## WORK TO DO
Beginning with the first line, set down every line through the one containing "const yTicks = [0, 4, 8, 12, 16];", exactly as it appears, but not the pictures.
═════ INFORMATION SUPPLIED ═════
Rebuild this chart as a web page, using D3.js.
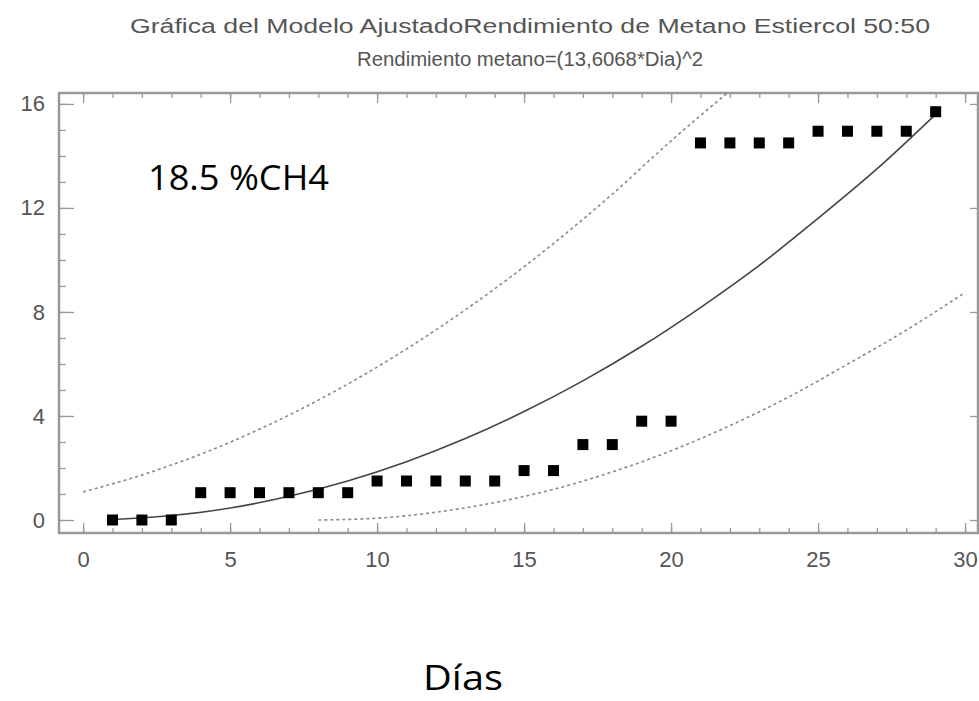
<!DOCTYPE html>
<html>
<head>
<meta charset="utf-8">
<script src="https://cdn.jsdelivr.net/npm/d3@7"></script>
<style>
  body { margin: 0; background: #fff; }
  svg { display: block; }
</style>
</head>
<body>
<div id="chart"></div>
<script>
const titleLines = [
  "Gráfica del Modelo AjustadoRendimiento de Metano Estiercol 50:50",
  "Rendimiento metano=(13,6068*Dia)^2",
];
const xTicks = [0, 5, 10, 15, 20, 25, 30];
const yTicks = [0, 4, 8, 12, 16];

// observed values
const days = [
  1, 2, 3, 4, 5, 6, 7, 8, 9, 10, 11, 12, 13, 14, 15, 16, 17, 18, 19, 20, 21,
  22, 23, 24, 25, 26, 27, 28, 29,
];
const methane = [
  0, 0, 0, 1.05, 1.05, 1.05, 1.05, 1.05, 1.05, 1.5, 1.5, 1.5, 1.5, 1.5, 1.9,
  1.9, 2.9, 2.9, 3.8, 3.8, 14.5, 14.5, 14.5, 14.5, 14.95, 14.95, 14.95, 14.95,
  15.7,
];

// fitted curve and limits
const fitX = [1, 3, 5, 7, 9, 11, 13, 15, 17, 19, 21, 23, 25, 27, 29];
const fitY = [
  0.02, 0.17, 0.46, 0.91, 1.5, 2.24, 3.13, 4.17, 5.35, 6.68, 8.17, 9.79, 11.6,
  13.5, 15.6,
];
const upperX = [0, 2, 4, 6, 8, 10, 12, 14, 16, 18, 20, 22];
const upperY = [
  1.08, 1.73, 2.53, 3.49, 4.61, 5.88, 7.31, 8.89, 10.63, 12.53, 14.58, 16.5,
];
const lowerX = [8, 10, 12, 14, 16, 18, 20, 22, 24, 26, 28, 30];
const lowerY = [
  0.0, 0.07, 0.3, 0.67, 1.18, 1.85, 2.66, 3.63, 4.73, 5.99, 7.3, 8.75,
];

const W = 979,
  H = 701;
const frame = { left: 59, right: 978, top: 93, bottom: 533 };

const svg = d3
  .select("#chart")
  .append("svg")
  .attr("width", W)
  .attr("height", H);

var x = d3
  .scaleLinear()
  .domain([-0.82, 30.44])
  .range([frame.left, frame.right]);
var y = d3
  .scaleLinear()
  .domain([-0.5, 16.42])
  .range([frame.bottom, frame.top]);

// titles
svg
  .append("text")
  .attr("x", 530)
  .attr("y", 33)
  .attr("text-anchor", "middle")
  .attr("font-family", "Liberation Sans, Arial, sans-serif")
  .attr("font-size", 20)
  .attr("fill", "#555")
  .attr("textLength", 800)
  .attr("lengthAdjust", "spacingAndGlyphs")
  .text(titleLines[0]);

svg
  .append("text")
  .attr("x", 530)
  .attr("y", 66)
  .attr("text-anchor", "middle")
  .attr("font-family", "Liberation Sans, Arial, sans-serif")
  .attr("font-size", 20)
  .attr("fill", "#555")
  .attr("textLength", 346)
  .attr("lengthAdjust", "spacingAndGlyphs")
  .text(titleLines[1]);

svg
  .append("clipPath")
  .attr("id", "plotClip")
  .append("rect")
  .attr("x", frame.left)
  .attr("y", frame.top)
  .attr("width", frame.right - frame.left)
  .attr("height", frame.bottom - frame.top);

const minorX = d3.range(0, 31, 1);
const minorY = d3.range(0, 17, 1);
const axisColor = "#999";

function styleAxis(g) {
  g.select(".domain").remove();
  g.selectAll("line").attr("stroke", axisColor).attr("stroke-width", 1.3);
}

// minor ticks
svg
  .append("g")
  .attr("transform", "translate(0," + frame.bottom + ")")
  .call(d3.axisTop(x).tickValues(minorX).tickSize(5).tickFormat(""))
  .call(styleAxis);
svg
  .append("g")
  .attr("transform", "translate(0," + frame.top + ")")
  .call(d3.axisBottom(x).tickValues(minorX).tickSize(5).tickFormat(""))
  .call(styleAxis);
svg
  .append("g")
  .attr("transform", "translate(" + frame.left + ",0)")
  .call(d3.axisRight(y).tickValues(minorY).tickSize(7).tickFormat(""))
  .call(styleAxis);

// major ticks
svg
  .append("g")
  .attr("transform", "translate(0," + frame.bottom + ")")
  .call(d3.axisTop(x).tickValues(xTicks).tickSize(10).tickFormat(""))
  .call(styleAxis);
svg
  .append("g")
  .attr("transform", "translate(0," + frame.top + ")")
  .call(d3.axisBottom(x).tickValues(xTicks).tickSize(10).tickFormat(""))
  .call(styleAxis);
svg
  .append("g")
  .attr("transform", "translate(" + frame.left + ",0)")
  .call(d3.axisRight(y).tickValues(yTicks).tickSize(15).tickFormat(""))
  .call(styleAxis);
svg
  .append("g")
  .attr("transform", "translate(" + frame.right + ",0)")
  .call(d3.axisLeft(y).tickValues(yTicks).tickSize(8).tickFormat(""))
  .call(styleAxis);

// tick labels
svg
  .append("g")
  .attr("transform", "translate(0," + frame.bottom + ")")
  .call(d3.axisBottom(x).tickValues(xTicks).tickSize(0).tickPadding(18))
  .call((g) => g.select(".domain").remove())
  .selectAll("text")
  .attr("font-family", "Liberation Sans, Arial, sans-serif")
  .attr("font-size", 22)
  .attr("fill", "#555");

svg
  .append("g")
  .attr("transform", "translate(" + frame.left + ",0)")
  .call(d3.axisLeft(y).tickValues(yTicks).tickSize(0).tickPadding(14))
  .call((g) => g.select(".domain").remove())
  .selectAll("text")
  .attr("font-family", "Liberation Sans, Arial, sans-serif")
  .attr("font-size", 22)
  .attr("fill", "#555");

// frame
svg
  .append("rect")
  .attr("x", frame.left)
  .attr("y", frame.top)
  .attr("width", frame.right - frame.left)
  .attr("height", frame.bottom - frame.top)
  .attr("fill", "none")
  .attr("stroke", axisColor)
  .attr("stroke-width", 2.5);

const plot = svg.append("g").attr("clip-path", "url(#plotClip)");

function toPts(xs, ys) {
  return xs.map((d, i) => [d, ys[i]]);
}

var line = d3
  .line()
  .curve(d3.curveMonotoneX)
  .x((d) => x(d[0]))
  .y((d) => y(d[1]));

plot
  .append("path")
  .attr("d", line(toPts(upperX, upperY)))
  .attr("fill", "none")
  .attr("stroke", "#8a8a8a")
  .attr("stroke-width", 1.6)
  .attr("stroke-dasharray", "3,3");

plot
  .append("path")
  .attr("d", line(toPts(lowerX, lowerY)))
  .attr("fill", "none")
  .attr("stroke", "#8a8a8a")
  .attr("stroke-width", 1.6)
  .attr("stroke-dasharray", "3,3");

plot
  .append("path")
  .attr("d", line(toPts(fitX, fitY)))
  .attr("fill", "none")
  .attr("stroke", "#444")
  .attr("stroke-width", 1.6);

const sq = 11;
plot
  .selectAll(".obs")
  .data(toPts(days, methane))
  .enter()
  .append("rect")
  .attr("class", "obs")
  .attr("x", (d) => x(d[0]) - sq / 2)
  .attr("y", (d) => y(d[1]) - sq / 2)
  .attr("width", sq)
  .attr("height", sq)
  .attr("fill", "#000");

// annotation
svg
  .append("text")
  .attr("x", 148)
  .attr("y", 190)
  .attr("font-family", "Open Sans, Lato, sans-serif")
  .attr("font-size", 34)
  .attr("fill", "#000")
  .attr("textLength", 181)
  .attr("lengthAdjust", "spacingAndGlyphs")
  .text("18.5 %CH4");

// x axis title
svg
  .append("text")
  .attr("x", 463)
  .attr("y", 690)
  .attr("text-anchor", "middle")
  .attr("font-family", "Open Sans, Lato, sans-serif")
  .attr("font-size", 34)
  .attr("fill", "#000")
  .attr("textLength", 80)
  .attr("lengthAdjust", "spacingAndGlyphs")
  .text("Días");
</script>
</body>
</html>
═════
## SOLUTION BELOW
Rebuild this chart as a web page, using D3.js.
<!DOCTYPE html>
<html>
<head>
<meta charset="utf-8">
<script src="https://cdn.jsdelivr.net/npm/d3@7"></script>
<style>
  body { margin: 0; background: #fff; }
  svg { display: block; }
</style>
</head>
<body>
<div id="chart"></div>
<script>
const titleLines = [
  "Gráfica del Modelo AjustadoRendimiento de Metano Estiercol 50:50",
  "Rendimiento metano=(13,6068*Dia)^2",
];
const xTicks = [0, 5, 10, 15, 20, 25, 30];
const yTicks = [0, 4, 8, 12, 16];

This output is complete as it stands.